Un sondage réalisé par l’Ifop en avril dernier (voir ici) révélait que si 57 % des Français aiment le terme libéralisme ; ils étaient 70 % en septembre 1999. Comment analyser les contradictions soulevées dans les différents sondages et baromètres en ce qui concerne l’adhésion au libéralisme ?

Hervé Joly : Outre le fait que de telles variations peuvent n’être que des artéfacts liés à l’évolution des techniques utilisées par les instituts, ou au caractère aléatoire des résultats produits, le libéralisme est une notion abstraite et ambiguë, selon qu’on se situe dans le domaine économique ou dans celui des mœurs. Les sondés ne répondent donc pas nécessairement de la même manière que si on les interroge sur la liberté d’entreprendre.

Même si les Français semblent soutenir les propositions du Medef, en quoi peut-on dire que cette apparente adhésion au libéralisme version Medef ne reflète pas la réalité ? Les Français sont-ils finalement convertis à une mauvaise analyse du libéralisme ?

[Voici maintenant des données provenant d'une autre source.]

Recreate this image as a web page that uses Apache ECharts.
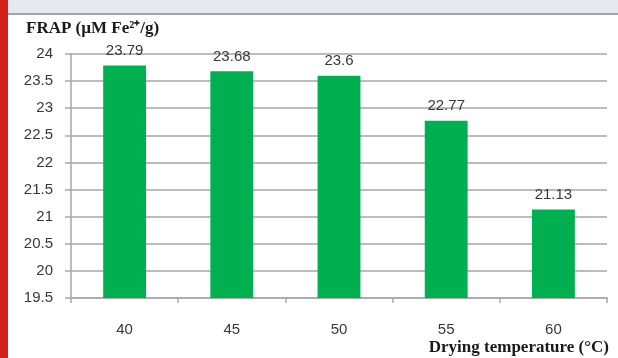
<!DOCTYPE html>
<html>
<head>
<meta charset="utf-8">
<script src="https://cdn.jsdelivr.net/npm/echarts@6/dist/echarts.min.js"></script>
<style>
  html, body { margin: 0; padding: 0; background: #ffffff; }
  #chart { width: 618px; height: 358px; }
</style>
</head>
<body>
<div id="chart"></div>
<script>
// Drying temperatures (°C) and measured FRAP antioxidant capacity
const temperatures = ['40', '45', '50', '55', '60'];
const frapValues = [23.79, 23.68, 23.6, 22.77, 21.13];

// Value axis range
const yMin = 19.5;
const yMax = 24;
const yStep = 0.5;

const chart = echarts.init(document.getElementById('chart'), null, { renderer: 'canvas' });

const tickText = { color: '#383838', fontFamily: 'Liberation Sans, Arial, sans-serif', fontSize: 15 };

chart.setOption({
  animation: false,
  backgroundColor: '#ffffff',
  grid: { left: 71, right: 11, top: 54, bottom: 60, containLabel: false },
  xAxis: {
    type: 'category',
    data: temperatures,
    axisLine: { show: true, lineStyle: { color: '#a6a6a6', width: 1.5 } },
    axisTick: { show: true, alignWithLabel: false, length: 5, lineStyle: { color: '#a6a6a6', width: 1.5 } },
    axisLabel: Object.assign({ margin: 24 }, tickText),
    splitLine: { show: false }
  },
  yAxis: {
    type: 'value',
    min: yMin,
    max: yMax,
    interval: yStep,
    axisLine: { show: true, lineStyle: { color: '#a6a6a6', width: 1.5 } },
    axisTick: { show: true, length: 6, lineStyle: { color: '#a6a6a6', width: 1.5 } },
    axisLabel: Object.assign({ margin: 18 }, tickText),
    splitLine: { show: true, lineStyle: { color: '#a6a6a6', width: 1.5 } }
  },
  series: [{
    type: 'bar',
    data: frapValues,
    barWidth: '40%',
    itemStyle: { color: '#00b050' },
    label: {
      show: true,
      position: 'top',
      distance: 7,
      color: '#383838',
      fontFamily: 'Liberation Sans, Arial, sans-serif',
      fontSize: 15
    }
  }],
  graphic: [
    // page header strip and rule
    { type: 'rect', left: 0, top: 0, shape: { width: 618, height: 13 }, style: { fill: '#e5eaf1' }, silent: true },
    { type: 'rect', left: 0, top: 13, shape: { width: 618, height: 2 }, style: { fill: '#a3a3a3' }, silent: true },
    // red margin band
    { type: 'rect', left: 0, top: 0, shape: { width: 8, height: 358 }, style: { fill: '#d2201a' }, silent: true },
    // axis titles
    {
      type: 'text', left: 26, top: 20,
      style: {
        text: 'FRAP (µM Fe²⁺/g)',
        fill: '#1a1a1a',
        font: 'bold 17px "Liberation Serif", "Times New Roman", serif'
      }
    },
    {
      type: 'text', right: 9, top: 339,
      style: {
        text: 'Drying temperature (°C)',
        fill: '#1a1a1a',
        font: 'bold 17px "Liberation Serif", "Times New Roman", serif'
      }
    }
  ]
});
</script>
</body>
</html>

Hervé Joly : Les revendications du MEDEF, quels que soient les effets éventuellement positifs que leur mise en œuvre pourrait avoir à long terme sur l’économie, impliqueraient à court terme, comme le montre leur application partielle en Espagne ou en Grande-Bretagne par exemple, des sacrifices douloureux pour une partie de la population qui ne se réduit pas aux seuls fonctionnaires, mais englobe tous les détenteurs d’emplois stables ou protégés. Le possible retour à l’emploi de quelques uns se paierait assez cher pour beaucoup d’autres. C’est une conception de la solidarité nationale à laquelle les Français ne sont pas nécessairement disposés.